▶ [Supplied information]:

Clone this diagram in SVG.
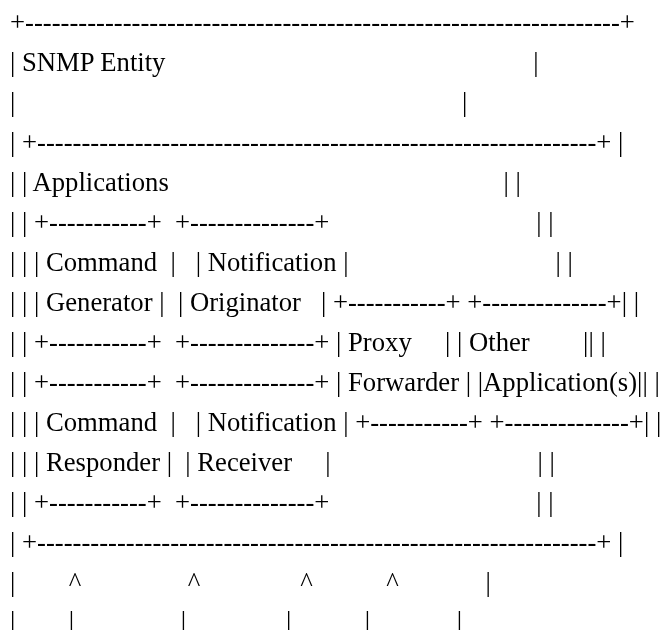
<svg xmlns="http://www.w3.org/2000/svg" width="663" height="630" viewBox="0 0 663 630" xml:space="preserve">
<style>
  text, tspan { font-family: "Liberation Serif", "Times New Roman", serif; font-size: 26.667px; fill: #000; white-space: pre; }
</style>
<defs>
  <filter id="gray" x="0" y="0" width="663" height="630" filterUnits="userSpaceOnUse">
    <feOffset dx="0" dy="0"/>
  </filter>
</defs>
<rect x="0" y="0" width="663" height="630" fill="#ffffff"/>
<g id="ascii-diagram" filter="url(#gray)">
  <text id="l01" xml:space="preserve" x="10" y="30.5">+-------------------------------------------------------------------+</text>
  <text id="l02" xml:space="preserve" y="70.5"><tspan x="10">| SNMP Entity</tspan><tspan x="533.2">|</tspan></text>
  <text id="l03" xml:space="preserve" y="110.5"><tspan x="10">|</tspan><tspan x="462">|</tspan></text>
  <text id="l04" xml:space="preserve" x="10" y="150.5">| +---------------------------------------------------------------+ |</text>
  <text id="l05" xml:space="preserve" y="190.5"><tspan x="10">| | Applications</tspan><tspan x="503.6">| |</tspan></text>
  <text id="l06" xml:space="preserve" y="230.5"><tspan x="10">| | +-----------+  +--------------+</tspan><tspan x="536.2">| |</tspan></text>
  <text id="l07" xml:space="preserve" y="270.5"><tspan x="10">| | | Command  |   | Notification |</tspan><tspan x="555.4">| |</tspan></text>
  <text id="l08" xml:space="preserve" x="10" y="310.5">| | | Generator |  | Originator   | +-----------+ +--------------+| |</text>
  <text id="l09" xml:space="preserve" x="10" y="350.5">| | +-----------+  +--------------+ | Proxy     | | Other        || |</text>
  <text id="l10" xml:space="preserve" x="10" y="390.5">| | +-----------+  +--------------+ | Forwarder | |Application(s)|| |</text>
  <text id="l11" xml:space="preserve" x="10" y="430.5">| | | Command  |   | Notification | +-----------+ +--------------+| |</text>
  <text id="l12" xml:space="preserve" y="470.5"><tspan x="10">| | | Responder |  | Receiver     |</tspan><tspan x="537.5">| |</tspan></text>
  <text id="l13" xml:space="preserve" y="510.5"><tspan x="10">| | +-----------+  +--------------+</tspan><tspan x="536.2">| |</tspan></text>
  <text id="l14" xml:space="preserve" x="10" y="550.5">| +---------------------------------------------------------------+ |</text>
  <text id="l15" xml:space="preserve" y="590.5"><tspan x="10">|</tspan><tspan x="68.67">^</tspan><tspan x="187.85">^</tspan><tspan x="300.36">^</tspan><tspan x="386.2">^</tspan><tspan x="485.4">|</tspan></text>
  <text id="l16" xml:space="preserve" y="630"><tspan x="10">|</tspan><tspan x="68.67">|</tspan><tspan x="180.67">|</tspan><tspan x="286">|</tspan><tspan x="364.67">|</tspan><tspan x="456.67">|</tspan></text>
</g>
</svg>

▶ [Aim]: Without the pictures, output the full listing exactly as it stands.

▶ [Answer to the problem]:
Clone this diagram in SVG.
<svg xmlns="http://www.w3.org/2000/svg" width="663" height="630" viewBox="0 0 663 630" xml:space="preserve">
<style>
  text, tspan { font-family: "Liberation Serif", "Times New Roman", serif; font-size: 26.667px; fill: #000; white-space: pre; }
</style>
<defs>
  <filter id="gray" x="0" y="0" width="663" height="630" filterUnits="userSpaceOnUse">
    <feOffset dx="0" dy="0"/>
  </filter>
</defs>
<rect x="0" y="0" width="663" height="630" fill="#ffffff"/>
<g id="ascii-diagram" filter="url(#gray)">
  <text id="l01" xml:space="preserve" x="10" y="30.5">+-------------------------------------------------------------------+</text>
  <text id="l02" xml:space="preserve" y="70.5"><tspan x="10">| SNMP Entity</tspan><tspan x="533.2">|</tspan></text>
  <text id="l03" xml:space="preserve" y="110.5"><tspan x="10">|</tspan><tspan x="462">|</tspan></text>
  <text id="l04" xml:space="preserve" x="10" y="150.5">| +---------------------------------------------------------------+ |</text>
  <text id="l05" xml:space="preserve" y="190.5"><tspan x="10">| | Applications</tspan><tspan x="503.6">| |</tspan></text>
  <text id="l06" xml:space="preserve" y="230.5"><tspan x="10">| | +-----------+  +--------------+</tspan><tspan x="536.2">| |</tspan></text>
  <text id="l07" xml:space="preserve" y="270.5"><tspan x="10">| | | Command  |   | Notification |</tspan><tspan x="555.4">| |</tspan></text>
  <text id="l08" xml:space="preserve" x="10" y="310.5">| | | Generator |  | Originator   | +-----------+ +--------------+| |</text>
  <text id="l09" xml:space="preserve" x="10" y="350.5">| | +-----------+  +--------------+ | Proxy     | | Other        || |</text>
  <text id="l10" xml:space="preserve" x="10" y="390.5">| | +-----------+  +--------------+ | Forwarder | |Application(s)|| |</text>
  <text id="l11" xml:space="preserve" x="10" y="430.5">| | | Command  |   | Notification | +-----------+ +--------------+| |</text>
  <text id="l12" xml:space="preserve" y="470.5"><tspan x="10">| | | Responder |  | Receiver     |</tspan><tspan x="537.5">| |</tspan></text>
  <text id="l13" xml:space="preserve" y="510.5"><tspan x="10">| | +-----------+  +--------------+</tspan><tspan x="536.2">| |</tspan></text>
  <text id="l14" xml:space="preserve" x="10" y="550.5">| +---------------------------------------------------------------+ |</text>
  <text id="l15" xml:space="preserve" y="590.5"><tspan x="10">|</tspan><tspan x="68.67">^</tspan><tspan x="187.85">^</tspan><tspan x="300.36">^</tspan><tspan x="386.2">^</tspan><tspan x="485.4">|</tspan></text>
  <text id="l16" xml:space="preserve" y="630"><tspan x="10">|</tspan><tspan x="68.67">|</tspan><tspan x="180.67">|</tspan><tspan x="286">|</tspan><tspan x="364.67">|</tspan><tspan x="456.67">|</tspan></text>
</g>
</svg>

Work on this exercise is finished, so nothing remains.